Lake-Formation-architecture

How to Build a Data Lake Using Lake Formation on AWS

Introduction

Briefly, AWS lake formation helps users to build, manage and secure their data lakes in a very short amount of time, meaning days instead of months as is common with a traditional data lake approach. AWS data lake formation builds on and works with the capabilities found in AWS Glue.

How it Works

Your root user can’t be your administrator for your data lake, so the first thing you want to do is create a new user that has full admin rights. Go to IAM and create that user and give them AdministratorAccess capability. Next, create an S3 bucket and any data directories you are going to use if you don’t already have something configured. Do that in the S3 segment of AWS as you would normally. If you already have an S3 location setup, you can skip that step. In either case, we then need to register that data lake location in Lake Formation.
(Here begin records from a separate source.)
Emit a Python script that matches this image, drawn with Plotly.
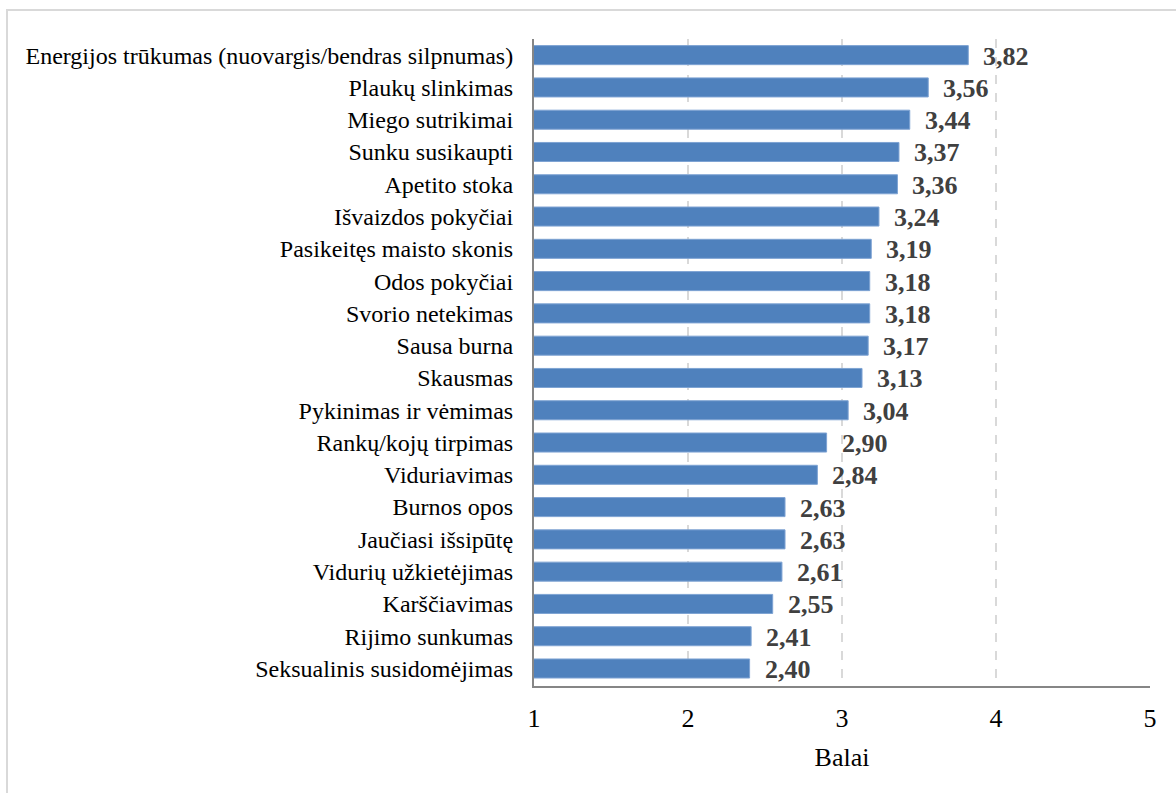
import plotly.graph_objects as go

# Symptom scores (Balai), listed top to bottom
categories = [
    "Energijos trūkumas (nuovargis/bendras silpnumas)",
    "Plaukų slinkimas",
    "Miego sutrikimai",
    "Sunku susikaupti",
    "Apetito stoka",
    "Išvaizdos pokyčiai",
    "Pasikeitęs maisto skonis",
    "Odos pokyčiai",
    "Svorio netekimas",
    "Sausa burna",
    "Skausmas",
    "Pykinimas ir vėmimas",
    "Rankų/kojų tirpimas",
    "Viduriavimas",
    "Burnos opos",
    "Jaučiasi išsipūtę",
    "Vidurių užkietėjimas",
    "Karščiavimas",
    "Rijimo sunkumas",
    "Seksualinis susidomėjimas",
]
scores = [3.82, 3.56, 3.44, 3.37, 3.36, 3.24, 3.19, 3.18, 3.18, 3.17,
          3.13, 3.04, 2.90, 2.84, 2.63, 2.63, 2.61, 2.55, 2.41, 2.40]
x_ticks = [1, 2, 3, 4, 5]

FONT = "Liberation Serif"

fig = go.Figure(
    go.Bar(
        x=scores,
        y=categories,
        orientation="h",
        marker=dict(color="#4F81BD", line=dict(color="#7EA3D3", width=1)),
        hoverinfo="x+y",
    )
)

# value labels to the right of each bar
for cat, v in zip(categories, scores):
    fig.add_annotation(
        x=v, y=cat, xref="x", yref="y",
        text=f"<b>{v:.2f}</b>".replace(".", ","),
        showarrow=False, xanchor="left", yanchor="middle",
        xshift=13, yshift=-1,
        font=dict(family=FONT, size=26, color="#404040"),
    )

# light frame around the whole chart
fig.add_shape(
    type="rect", xref="paper", yref="paper",
    x0=-0.8555, x1=1.2, y0=-0.4, y1=1.0448,
    line=dict(color="#D9D9D9", width=2), fillcolor="rgba(0,0,0,0)",
    layer="below",
)

fig.update_layout(
    width=1176, height=793,
    margin=dict(l=534, r=26, t=39, b=107),
    paper_bgcolor="white", plot_bgcolor="white",
    showlegend=False,
    bargap=0.41,
    font=dict(family=FONT, color="black"),
    xaxis=dict(
        range=[1, 5],
        tickvals=x_ticks,
        ticktext=[str(t) for t in x_ticks],
        tickfont=dict(family=FONT, size=26, color="black"),
        ticks="",
        ticklabelstandoff=8,
        showgrid=True, gridcolor="#D9D9D9", griddash="dash", gridwidth=1.5,
        zeroline=False,
        showline=True, linecolor="#868686", linewidth=2,
        title=dict(text="Balai", font=dict(family=FONT, size=26, color="black"), standoff=16),
    ),
    yaxis=dict(
        categoryorder="array",
        categoryarray=categories[::-1],
        tickfont=dict(family=FONT, size=24, color="black"),
        ticks="",
        ticklabelstandoff=14,
        showgrid=False, zeroline=False,
        showline=True, linecolor="#868686", linewidth=2,
    ),
)

fig.write_html("out.html")
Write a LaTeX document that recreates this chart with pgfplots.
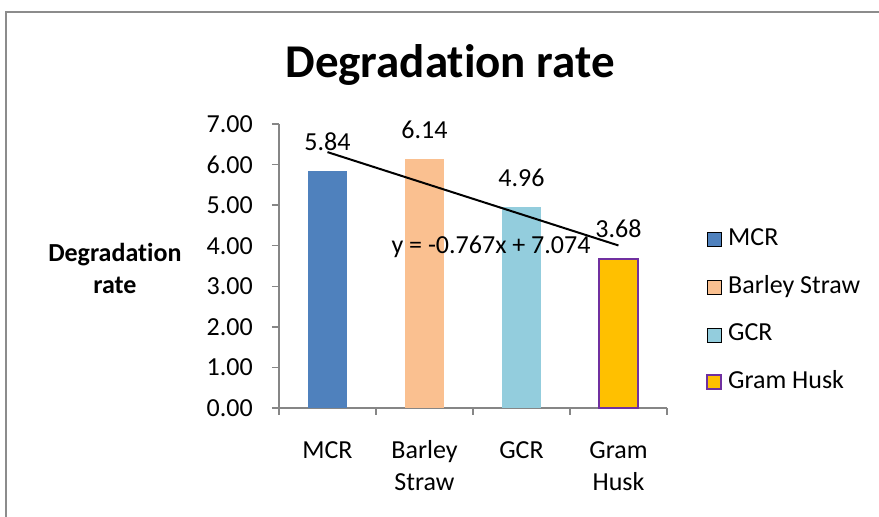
\documentclass[border=0pt]{standalone}
\usepackage{pgfplots}
\pgfplotsset{compat=1.18}
\usepackage{fontspec}
\setmainfont{Carlito}[Ligatures=NoCommon]
\definecolor{cMCR}{HTML}{4F81BD}
\definecolor{cBS}{HTML}{FAC090}
\definecolor{cGCR}{HTML}{93CDDD}
\definecolor{cGH}{HTML}{FFC000}
\definecolor{cGHb}{HTML}{7030A0}
\definecolor{axgray}{HTML}{868686}
\definecolor{frame}{HTML}{8C8C8C}
\newcommand{\basefont}{\fontsize{26}{32}\selectfont}
\begin{document}
\begin{tikzpicture}[x=1pt,y=1pt]
\path[use as bounding box] (0,0) rectangle (879,517);
\draw[color=frame, line width=2pt] (6,0) -- (6,505) -- (879,505);
\node[font=\fontsize{47}{56}\selectfont\bfseries, anchor=base] at (450,439) {Degradation rate};
\begin{axis}[
  at={(279pt,109pt)}, anchor=south west,
  scale only axis, width=388pt, height=284pt,
  xmin=0.5, xmax=4.5, ymin=0, ymax=7,
  axis x line*=bottom, axis y line*=left,
  axis line style={draw=axgray, line width=1.5pt},
  tick style={draw=axgray, line width=1.5pt},
  tick align=outside, major tick length=7pt,
  ytick={0,1,2,3,4,5,6,7},
  yticklabel shift=19pt,
  yticklabel style={/tikz/inner sep=0pt, /pgf/number format/fixed, /pgf/number format/fixed zerofill, /pgf/number format/precision=2},
  /pgf/number format/assume math mode=true,
  ticklabel style={font=\basefont},
  xtick={0.5,1.5,2.5,3.5,4.5},
  xticklabels={},
  extra x ticks={1,2,3,4},
  extra x tick labels={{\strut MCR},{\strut Barley\\Straw},{\strut GCR},{\strut Gram\\Husk}},
  extra x tick style={major tick length=0pt},
  xticklabel style={align=center, inner sep=0pt, anchor=north, yshift=-27.6pt},
  ylabel={Degradation\\rate},
  ylabel style={rotate=-90, align=center, font=\basefont\bfseries, at={(axis description cs:-0.423,0.49)}, anchor=center},
  legend style={draw=none, fill=none, inner sep=0pt, font=\basefont, at={(axis description cs:1.1005,0.644)}, anchor=north west, row sep=19.7pt, column sep=4pt, nodes={inner sep=2pt, text height=18pt, text depth=6pt}},
  legend cell align=left,
  legend image code/.code={\draw[#1] (0pt,-7pt) rectangle (14pt,7pt);},
  clip=false,
]
\addplot[ybar, bar width=39pt, bar shift=0pt, fill=cMCR, draw=none,
  nodes near coords, nodes near coords style={font=\basefont, anchor=south, inner sep=0pt, yshift=20pt, /pgf/number format/fixed, /pgf/number format/fixed zerofill, /pgf/number format/precision=2}]
  coordinates {(1,5.84)};
\addlegendentry{MCR}
\addplot[ybar, bar width=39pt, bar shift=0pt, fill=cBS, draw=none,
  nodes near coords, nodes near coords style={font=\basefont, anchor=south, inner sep=0pt, yshift=20pt, /pgf/number format/fixed, /pgf/number format/fixed zerofill, /pgf/number format/precision=2}]
  coordinates {(2,6.14)};
\addlegendentry{Barley Straw}
\addplot[ybar, bar width=39pt, bar shift=0pt, fill=cGCR, draw=none,
  nodes near coords, nodes near coords style={font=\basefont, anchor=south, inner sep=0pt, yshift=20pt, /pgf/number format/fixed, /pgf/number format/fixed zerofill, /pgf/number format/precision=2}]
  coordinates {(3,4.96)};
\addlegendentry{GCR}
\addplot[ybar, bar width=39pt, bar shift=0pt, fill=cGH, draw=cGHb, line width=2pt,
  nodes near coords, nodes near coords style={font=\basefont, anchor=south, inner sep=0pt, yshift=20pt, /pgf/number format/fixed, /pgf/number format/fixed zerofill, /pgf/number format/precision=2}]
  coordinates {(4,3.68)};
\addlegendentry{Gram Husk}
\addplot[sharp plot, black, line width=2pt, mark=none, forget plot] coordinates {(1,6.307) (4,4.006)};
\node[font=\basefont, anchor=base] at (axis cs:2.686,3.82) {y = -0.767x + 7.074};
\end{axis}
\end{tikzpicture}
\end{document}
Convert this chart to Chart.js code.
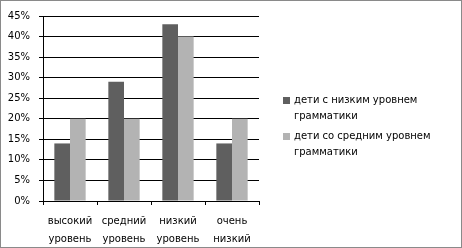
<!DOCTYPE html>
<html>
<head>
<meta charset="utf-8">
<script src="https://cdn.jsdelivr.net/npm/chart.js@4/dist/chart.umd.min.js"></script>
<style>
  body { margin: 0; background: #fff; }
  #wrap { position: relative; width: 462px; height: 248px; }
  #legend { position: absolute; left: 283px; top: 92px; font: 10px "DejaVu Sans", sans-serif; color: #000; }
  .item { position: relative; padding-left: 11px; line-height: 16px; margin-bottom: 4px; }
  .box { position: absolute; left: 0; top: 5px; width: 7px; height: 7px; }
</style>
</head>
<body>
<div id="wrap">
  <canvas id="chart" width="462" height="248"></canvas>
  <div id="legend"></div>
</div>
<script>
const categories = [['высокий', 'уровень'], ['средний', 'уровень'], ['низкий', 'уровень'], ['очень', 'низкий', 'уровень']];
const seriesNames = [['дети с низким уровнем', 'грамматики'], ['дети со средним уровнем', 'грамматики']];
const lowGrammar = [14, 29, 43, 14];
const midGrammar = [20, 20, 40, 20];
const colors = ['#5f5f5f', '#b3b3b3'];

const frame = {
    id: 'frame',
    beforeDraw(chart) {
        const ctx = chart.ctx;
        ctx.save();
        ctx.fillStyle = '#fff';
        ctx.fillRect(0, 0, chart.width, chart.height);
        ctx.restore();
    },
    afterDraw(chart) {
        const ctx = chart.ctx;
        ctx.save();
        ctx.strokeStyle = '#8a8a8a';
        ctx.lineWidth = 1;
        ctx.strokeRect(0.5, 0.5, chart.width - 1, chart.height - 1);
        ctx.restore();
    }
};

const font = { family: '"DejaVu Sans", sans-serif', size: 10 };

new Chart(document.getElementById('chart'), {
    type: 'bar',
    data: {
        labels: categories,
        datasets: [
            { label: seriesNames[0].join(' '), data: lowGrammar, backgroundColor: colors[0] },
            { label: seriesNames[1].join(' '), data: midGrammar, backgroundColor: colors[1] }
        ]
    },
    options: {
        responsive: false,
        animation: false,
        layout: { padding: { left: 0, right: 203, top: 16, bottom: 0 } },
        datasets: { bar: { categoryPercentage: 0.58, barPercentage: 1 } },
        plugins: { legend: { display: false }, tooltip: { enabled: false } },
        scales: {
            x: {
                afterFit: s => { s.height = 47; },
                grid: { display: true, offset: true, drawOnChartArea: false, tickLength: 4, color: '#000' },
                border: { color: '#000' },
                ticks: { color: '#000', font: { ...font, lineHeight: 1.8 }, padding: 7, maxRotation: 0, autoSkip: false }
            },
            y: {
                min: 0,
                max: 45,
                afterFit: s => { s.width = 43; },
                grid: { color: '#000', tickLength: 4 },
                border: { color: '#000' },
                ticks: { stepSize: 5, color: '#000', font: font, padding: 9, callback: v => v + '%' }
            }
        }
    },
    plugins: [frame]
});

const legend = document.getElementById('legend');
seriesNames.forEach((name, i) => {
    const item = document.createElement('div');
    item.className = 'item';
    item.innerHTML = '<span class="box" style="background:' + colors[i] + '"></span>' + name.join('<br>');
    legend.appendChild(item);
});
</script>
</body>
</html>
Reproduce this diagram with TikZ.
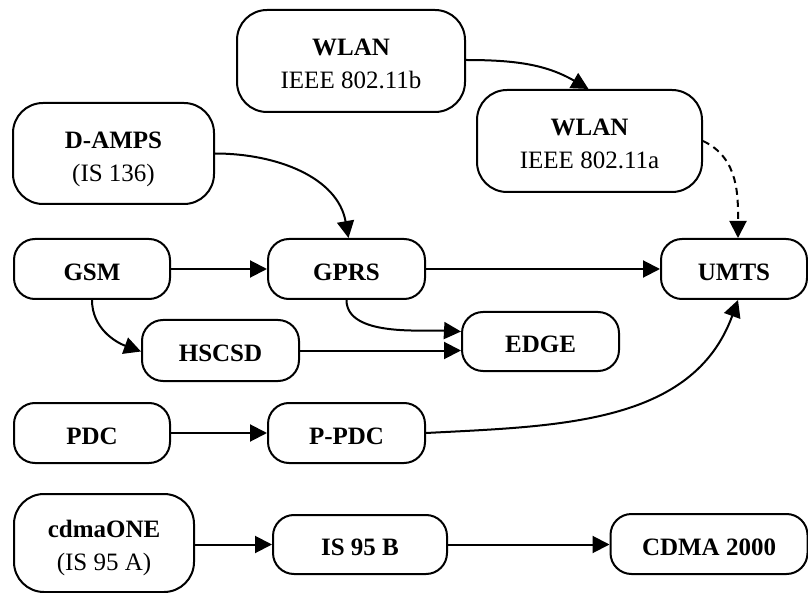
\documentclass[tikz,border=0pt]{standalone}
\usepackage{fontspec}
\setmainfont{Liberation Serif}
\usetikzlibrary{arrows.meta,calc}

% node text: one or more centred lines, set a little below the box centre
\newcommand{\boxtext}[1]{\raisebox{-4.5pt}[\height][\depth]{\begin{tabular}{@{}c@{}}#1\end{tabular}}}

\tikzset{
  tech/.style={draw, line width=2pt, rounded corners=#1, inner sep=0pt,
    font=\fontsize{25}{33}\selectfont},
  tech/.default=21pt,
  link/.style={line width=2pt, -{Triangle[length=17pt,width=17pt]}},
}

\begin{document}
\begin{tikzpicture}[x=1pt,y=-1pt]
\useasboundingbox (0,0) rectangle (808,593);

% wireless LAN generations
\node[tech=30pt, minimum width=228pt, minimum height=102pt] (wb) at (351,61)
  {\boxtext{\textbf{WLAN}\\IEEE 802.11b}};
\node[tech=30pt, minimum width=225pt, minimum height=102pt] (wa) at (589.5,141)
  {\boxtext{\textbf{WLAN}\\IEEE 802.11a}};

% second and third generation cellular systems
\node[tech=30pt, minimum width=201pt, minimum height=101pt] (damps) at (113.5,153.5)
  {\boxtext{\textbf{D-AMPS}\\(IS 136)}};
\node[tech, minimum width=156pt, minimum height=60pt] (gsm) at (92,269) {\boxtext{\textbf{GSM}}};
\node[tech, minimum width=157pt, minimum height=60pt] (gprs) at (346.5,269) {\boxtext{\textbf{GPRS}}};
\node[tech, minimum width=146pt, minimum height=60pt] (umts) at (734,269) {\boxtext{\textbf{UMTS}}};
\node[tech, minimum width=157pt, minimum height=61pt] (hscsd) at (220.5,350.5) {\boxtext{\textbf{HSCSD}}};
\node[tech, minimum width=157pt, minimum height=59pt] (edge) at (540.5,341.5) {\boxtext{\textbf{EDGE}}};
\node[tech, minimum width=156pt, minimum height=60pt] (pdc) at (92,433) {\boxtext{\textbf{PDC}}};
\node[tech, minimum width=157pt, minimum height=60pt] (ppdc) at (346.5,433) {\boxtext{\textbf{P-PDC}}};
\node[tech=30pt, minimum width=180pt, minimum height=98pt] (cdma) at (104,543)
  {\boxtext{\textbf{cdmaONE}\\(IS 95 A)}};
\node[tech, minimum width=174pt, minimum height=59pt] (isb) at (360,544.5) {\boxtext{\textbf{IS 95 B}}};
\node[tech, minimum width=197pt, minimum height=60pt] (c2k) at (709,544) {\boxtext{\textbf{CDMA 2000}}};

% evolution paths
\draw[link] ($(wb.east)+(0,-1)$) to[out=0, in=150] ($(wa.north)+(-1,0)$);
\draw[link] (damps.east) to[out=0, in=100] ($(gprs.north)+(2,0)$);
\draw[link] (gsm) -- (gprs);
\draw[link] (gprs) -- (umts);
\draw[link, dash pattern=on 7pt off 5pt] (wa.east) to[out=-25, in=90] ($(umts.north)+(4,0)$);
\draw[link] (gsm.south) to[out=-90, in=160] ($(hscsd.west)+(0,1)$);
\draw[link] (gprs.south) to[out=-90, in=177, looseness=0.8] ($(edge.west)+(0,-10)$);
\draw[link] (hscsd.east) -- (hscsd.east -| edge.west);
\draw[link] (pdc) -- (ppdc);
\draw[link] (ppdc.east) to[out=3, in=-110] ($(umts.south)+(4,0)$);
\draw[link] (cdma.east |- isb.west) -- (isb.west);
\draw[link] (isb.east) -- (isb.east -| c2k.west);
\end{tikzpicture}
\end{document}
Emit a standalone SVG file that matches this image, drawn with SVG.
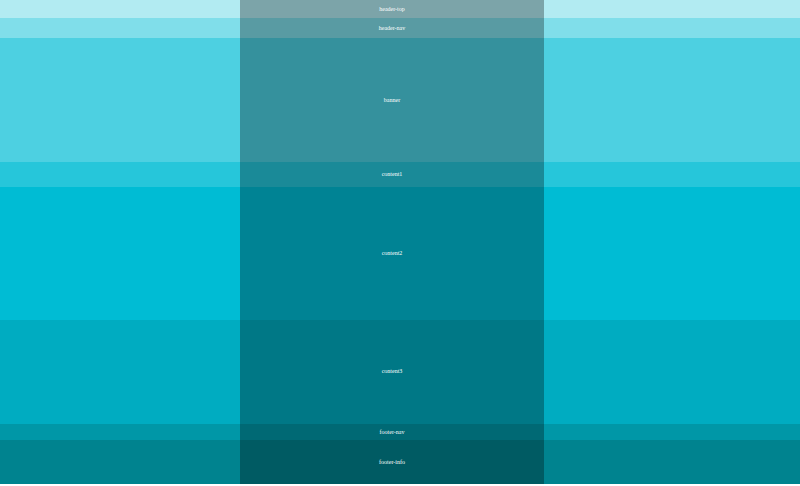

The Lake Formation menu looks like this:

Menu - AWS Lake Formation

Now with your Lake Formation registered data sources, you can create a database from those sources in Lake Formation, and from there, create your Glue Crawlers. The crawler will take that database that you created, and go into the S3 bucket, read the directory structure and files to create your tables and fields within the database. Once you’ve run your Crawler, you’ll see the tables and fields reflected under “Tables”. The crawler creates a meta-data catalog that provides the descriptions of the underlying data that is then presented to other tools to access, such as AWS Quicksight and Ahana Presto. Amazon provides this diagram:

AWS Lake Formation architecture

To summarize thus far, we’ve 

  • Created an admin user
  • Created an S3 bucket
  • Created three directories in the S3 bucket
  • Registered the S3 bucket as a data lake location

Benefits

Having your data repositories registered and then created as a database in Lake Formation provides a number of advantages in terms of centralization of work. Fundamentally, the role of Lake Formation is to control access to data that you register. A combination of IAM roles and “Data lake permissions” is how you control this on a more macro level. Amazon shows the flow this way:

data lake permissions flow

Where the major advantages lie however, are with the “LF-Tags” and “LF-tag permissions”. This is where your granular security can be applied in a way that will greatly simplify your life. Leveraging Lake Formation we have two ways to assign and manage permissions to our catalog resources. There is “Named” based access and “Tag” based access.

manage permissions in catalog

Named-based access is what most people are familiar with. You select the principal, which can be an AWS user or group of users, and assign it access to a specific database or table. The Tag-based access control method uses Lake Formation tags, called “LF Tags”. These are attributes that are assigned to the data catalog resources, such as databases, tables, and even columns, to principals in our AWS account to manage authorizations to these resources. This is especially helpful with environments that are growing and/or changing rapidly where policy management can be onerous. Tags are essentially Key/Value stores that define these permissions:

  • Tags can be up to 128 characters long
  • Values can be up to 256 characters long
  • Up to 15 values per tag
  • Up to 50 LF-Tags per resource

Use Cases

If we wanted to control access to an employee table for example, such that HR could see everything, everyone in the company could see the names, titles, and departments of employees, and the outside world could only see job titles, we could set that up as:

  • Key = Employees
  • Values = HR, corp, public

Using this simplified view as an example:

lake formation use case flow_example

We have resources “employees” and “sales”, each with multiple tables, with multiple named rows. In a conventional security model, you would give the HR group full access to the employees resource, but all of the corp group would only have access to the “details” table. What if you needed to give access to position.title and payroll.date to the corp group? We would simply add the corp group LF Tag to those fields in addition to the details table, and now they can read those specific fields out of the other two tables, in addition to everything they can read in the details table. The corp group LF Tag permissions would look like this:

  • employees.details
  • employees.position.title
  • employees.payroll.date

If we were to control by named resources, it would require that each named person would have to be specifically allocated access to those databases and tables, and often there is no ability to control by column, so that part wouldn’t even be possible at a data level.

Summary

AWS Lake Formation really simplifies the process whereby you set up and manage your data lake infrastructure. Where it really shines is in the granular security that can be applied through the use of LF Tags. An AWS Lake Formation tutorial that really gets into the nitty-gritty can be found online from AWS or any number of third parties on YouTube. The open-source data lake has many advantages over a data warehouse and Lake Formation can help establish best practices and simplify getting started dramatically.